La tentación de la independencia, por Carlos Contreras C.
La tentación de la independencia, por Carlos Contreras C.

El retiro del Reino Unido de la Unión Europea (UE) nos sirve a los peruanos como un ejemplo didáctico de las implicancias que tuvo para el Perú de 1821 apartarse del imperio español. Claro que entre la UE y el imperio español existían grandes diferencias, pero en un cierto sentido se parecían: se trataba de grandes comunidades de naciones muy diversas, gobernadas por una burocracia centralizada que, al menos sobre el papel, procuraba el bienestar de todos los pobladores comunitarios.

En estos casos, de ordinario ocurrirá que los habitantes de algunos de los reinos o naciones integrados en la mancomunidad critiquen las decisiones tomadas por el centro político, o perciban que son tratados como la vaca lechera del establo (en el sentido de que lo que ellos aportan a la comunidad es bastante más de lo que reciben de ella), o, todavía peor, recelen que el gobierno de la comunidad está sesgado para favorecer las conveniencias o intereses de ciertos miembros. La forma como están representados políticamente los integrantes de una comunidad suele decidirse en vista de unas condiciones –el número de habitantes, el monto de los impuestos recaudados o el grado de riqueza de la economía– que, naturalmente, van cambiando con el tiempo. Más tarde o temprano habrá quienes piensen que la dosis de representantes o de poder dentro del gobierno central ya no corresponde a lo que sería justo y necesario.

Separarse de la comunidad es en estos casos una opción tentadora, pero simultáneamente surge el temor de que con la escisión hay beneficios que se perderán, como el disfrute de una zona de comercio más amplia, o la coordinación de políticas económicas y de seguridad que crean el efecto de economías de escala, haciendo que tales gastos disminuyan. En estos casos es difícil sopesar las pérdidas y ganancias, ya porque las cosas que se ganan y se pierden son difícilmente comparables, o porque unas ocurren en el corto y otras en el largo plazo. Sin duda, la independencia de un pueblo para tomar decisiones acerca de cómo relacionarse con el resto del mundo y cómo gobernar su economía y su orden social parecen siempre un ideal, pero lo que la historia del mundo en los últimos doscientos años ha puesto sobre el tapete es cuál es la escala óptima para que ello sea fructífero y sostenible.
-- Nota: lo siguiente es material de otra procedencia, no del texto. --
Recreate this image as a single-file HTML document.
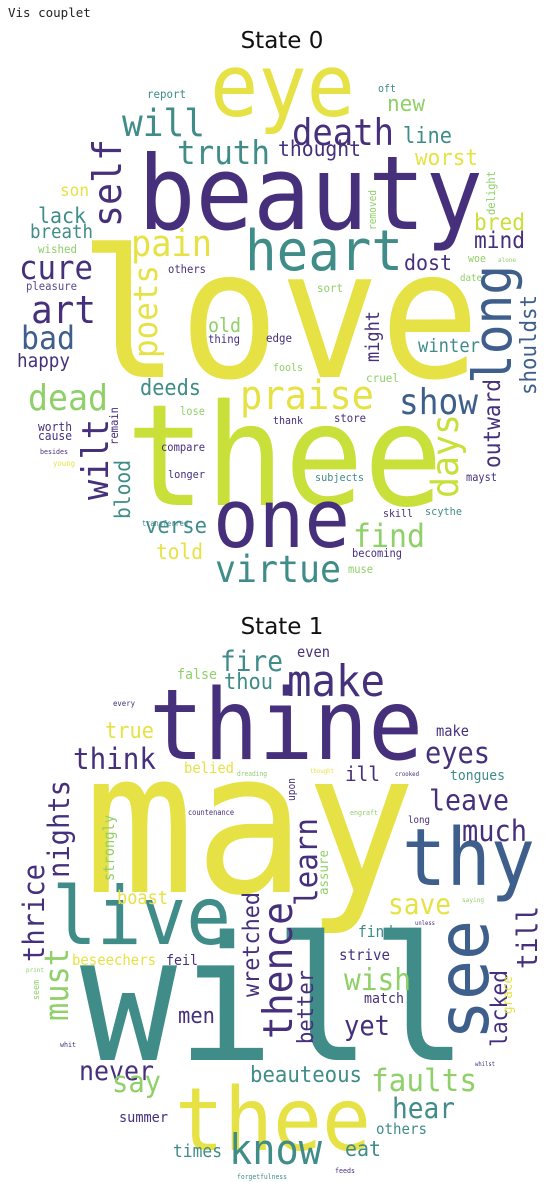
<!DOCTYPE html>
<html><head><meta charset="utf-8">
<style>
html,body{margin:0;padding:0;background:#fff;}
body{width:546px;height:1182px;overflow:hidden;position:relative;}
.hdr{position:absolute;left:8px;top:5px;font-family:"DejaVu Sans Mono","Liberation Mono",monospace;font-size:12.5px;color:#222;}
svg{position:absolute;left:0;top:0;}
</style></head>
<body>
<div class="hdr">Vis couplet</div>
<svg id="svg" width="546" height="1182" viewBox="0 0 546 1182">
<text x="282" y="48" text-anchor="middle" font-family="DejaVu Sans, sans-serif" font-size="23" fill="#111">State 0</text>
<text x="282" y="634" text-anchor="middle" font-family="DejaVu Sans, sans-serif" font-size="23" fill="#111">State 1</text>
<g id="c0"></g>
<g id="c1"></g>
</svg>
<script>
const palette = {Y:'#e6e245',L:'#c9df3a',G:'#8fd068',T:'#3f8c89',P:'#46307c',B:'#3e5f8c',D:'#5a4a8c'};
// [word, colour, x, y, length, rotated]  horizontal: x=left,y=baseline ; rotated: x=baseline,y=bottom
const cloud0 = [
['love','Y',79,377,401,0],['beauty','P',138,229,345,0],['eye','Y',210,116,145,0],
['thee','L',126,505,317,0],['one','P',213,547,137,0],['virtue','T',215,582,126,0],
['heart','T',245,270,158,0],['death','P',292,145,102,0],['will','T',122,136,83,0],
['truth','T',177,164,93,0],['thought','P',278,156,83,0],['new','G',387,111,38,0],
['line','T',403,143,49,0],['worst','Y',415,165,63,0],['oft','T',378,92,18,0],
['report','T',147,98,39,0],['self','P',121,227,88,1],['son','Y',60,196,29,0],
['lack','T',38,223,48,0],['breath','T',30,238,63,0],['pain','Y',131,256,81,0],
['cure','P',19,279,74,0],['art','P',31,323,65,0],['bad','B',21,349,54,0],
['happy','P',17,367,53,0],['pleasure','D',26,290,51,0],['poets','Y',157,358,93,1],
['dead','G',28,410,80,0],['wilt','P',108,500,81,1],['deeds','T',140,395,61,0],
['old','G',208,332,33,0],['thing','P',208,343,32,0],['edge','P',266,342,26,0],
['praise','Y',240,409,134,0],['show','B',399,414,79,0],['might','P',379,362,51,1],
['winter','T',418,352,62,0],['long','B',511,384,119,1],['shouldst','B',536,395,100,1],
['outward','P',500,468,89,1],['days','L',458,498,84,1],['dost','P',404,270,48,0],
['mind','P',474,248,51,0],['bred','L',474,230,51,0],['delight','G',495,215,44,1],
['blood','T',130,519,59,1],['verse','T',145,533,62,0],['told','Y',156,559,47,0],
['find','G',353,547,72,0],['skill','P',383,517,30,0],['scythe','T',425,515,37,0],
['becoming','P',352,557,50,0],['subjects','T',315,481,49,0],['longer','P',168,478,37,0],
['compare','P',161,451,44,0],['worth','P',38,431,34,0],['cause','P',38,440,34,0],
['fools','G',273,371,30,0],['cruel','G',366,382,33,0],['thank','P',273,424,30,0],
['store','P',334,422,32,0],['lose','G',180,415,25,0],['others','P',168,273,38,0],
['sort','G',317,292,26,0],['mayst','P',466,481,31,0],['wished','G',38,253,39,0],
['muse','G',348,573,25,0],['removed','G',376,230,40,1],['date','G',460,281,22,0],
['woe','G',468,262,18,0],['alone','G',498,262,18,0],['remain','P',118,445,38,1],
['young','Y',53,466,22,0],['besides','P',40,454,28,0],['transferred','T',142,526,46,0]
];
const cloud1 = [
['may','Y',84,892,332,0],['thine','P',149,759,274,0],['will','T',80,1060,388,0],
['thee','Y',175,1150,196,0],['thy','B',402,885,133,0],['see','B',488,1040,120,1],
['live','T',52,944,179,0],['know','T',229,1164,93,0],['fire','T',220,671,63,0],
['even','P',297,657,33,0],['make','P',287,696,98,0],['thou','T',224,689,49,0],
['false','G',177,679,40,0],['true','Y',105,738,49,0],['think','P',73,769,83,0],
['eyes','P',425,763,65,0],['belied','Y',184,773,50,0],['ill','P',345,781,35,0],
['tongues','T',450,780,55,0],['make','P',436,736,33,0],['leave','P',429,810,80,0],
['long','P',408,823,22,0],['much','P',462,841,65,0],['nights','P',69,878,98,1],
['thrice','P',44,962,98,1],['strongly','G',114,881,66,1],['learn','P',317,906,88,1],
['upon','P',295,801,23,1],['boast','Y',117,904,51,0],['save','Y',388,914,63,0],
['find','T',358,937,35,0],['strive','P',339,960,51,0],['till','P',537,969,63,1],
['thence','P',292,1039,137,1],['wretched','P',259,997,105,1],['must','G',68,1021,73,1],
['beseechers','Y',72,965,84,0],['feil','P',166,965,32,0],['wish','G',344,990,67,0],
['match','P',364,1003,40,0],['better','P',313,1044,74,1],['men','P',178,1023,37,0],
['yet','P',344,1035,46,0],['lacked','P',507,1047,77,1],['grace','Y',512,1014,38,1],
['never','P',79,1080,75,0],['beauteous','T',250,1082,112,0],['faults','G',371,1091,106,0],
['say','G',112,1092,49,0],['hear','T',392,1118,63,0],['summer','P',119,1122,49,0],
['others','T',376,1134,51,0],['times','T',173,1157,49,0],['eat','T',345,1156,36,0],
['assure','G',328,895,45,1],['countenance','P',188,815,46,0],['engraft','G',350,815,28,0],
['thought','Y',310,773,24,0],['dreading','G',237,776,30,0],['crooked','P',395,776,24,0],
['every','P',113,706,22,0],['feeds','P',335,1173,20,0],['forgetfulness','T',237,1179,50,0],
['unless','P',415,925,20,0],['saying','G',462,902,22,0],['whilst','P',475,1066,20,0],
['whit','P',60,1047,16,0],['seem','G',39,1000,20,1],['print','G',26,972,18,0]
];
function draw(gid, arr){
  const g = document.getElementById(gid);
  arr.forEach(function(w){
    const t = document.createElementNS('http://www.w3.org/2000/svg','text');
    const size = w[4]/(0.6*w[0].length)*1.07;
    t.setAttribute('font-family','DejaVu Sans Mono, Liberation Mono, monospace');
    t.setAttribute('font-size', size.toFixed(1));
    t.setAttribute('fill', palette[w[1]]);
    t.setAttribute('textLength', w[4]);
    t.setAttribute('lengthAdjust','spacingAndGlyphs');
    if(w[5]){
      t.setAttribute('transform','translate('+w[2]+','+w[3]+') rotate(-90)');
      t.setAttribute('x',0); t.setAttribute('y',0);
    } else {
      t.setAttribute('x',w[2]); t.setAttribute('y',w[3]);
    }
    t.textContent = w[0];
    
    
    g.appendChild(t);
  });
}
draw('c0', cloud0);
draw('c1', cloud1);
</script>
</body></html>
Un pueblo soberano e independiente pero muy pequeño en términos demográficos y económicos probablemente será ineficaz y no podrá sobrevivir como un estado nacional. La economía moderna y la seguridad militar exigen tamaños mínimos para ser viable. A su turno, un país demasiado extenso y poblado, por fuerza contendrá culturas e idiosincrasias distintas que, a la larga, producirán recelos como los que vemos en la UE de nuestros días. 

Con menos experiencia política que los británicos de hoy, los peruanos de hace dos siglos debimos reflexionar acerca de lo que ganábamos y perdíamos cuando nos separamos del imperio español. Claro que en aquella ocasión, la separación fue en manada y no una decisión aislada. Hasta cierto punto, las tropas venidas de Chile y la Gran Colombia nos impusieron la independencia a punta de rejones y fusiles. A los peruanos no nos quedó margen para una decisión, digamos meditada, y mucho menos se les ocurrió a los líderes convocar a un referendo para ver qué pensaba la mayoría sobre una decisión de tanta consecuencia. Apuesto a que, de haberse este realizado, el resultado se habría parecido a los de nuestras segundas vueltas presidenciales.

Tanto la implosión del imperio español de ayer como el ‘brexit’ de hoy nos enseñan que la humanidad va probando continuamente cuáles son las decisiones que deben dejarse en manos de qué gobiernos, si locales, regionales, nacionales o extranacionales. ¿Quién debe decidir en materia de inmigración, impuestos, políticas monetarias o ambientales? ¿Los que gobiernan de lejos o quienes gobiernan de cerca? En el siglo diecinueve, los pueblos hispanoamericanos, a diferencia de lo sucedido en la Norteamérica inglesa, nos fraccionamos en veinte repúblicas, temerosos de que nuestras opiniones y negocios no estarían bien representados dentro de las extensas unidades políticas que eran los cuatro grandes virreinatos existentes en 1810. México perdió a Tejas porque la población de esta apartada región consideró que la autonomía que anhelaban para su gobierno político y económico quedaba mejor garantizada dentro de Estados Unidos que dentro de la nación azteca.

En ocasiones pareciera que la emoción nos gana hacia el lado grande, con la idea de armonizar en un amplio espacio políticas que consideramos superiores o más justas, para al poco tiempo darnos cuenta de que la concentración de las decisiones trascendentes en poderes muy alejados de la gente incuba resentimientos y temores en los gobernados, que sueñan con que, también en política, lo pequeño es a veces lo hermoso.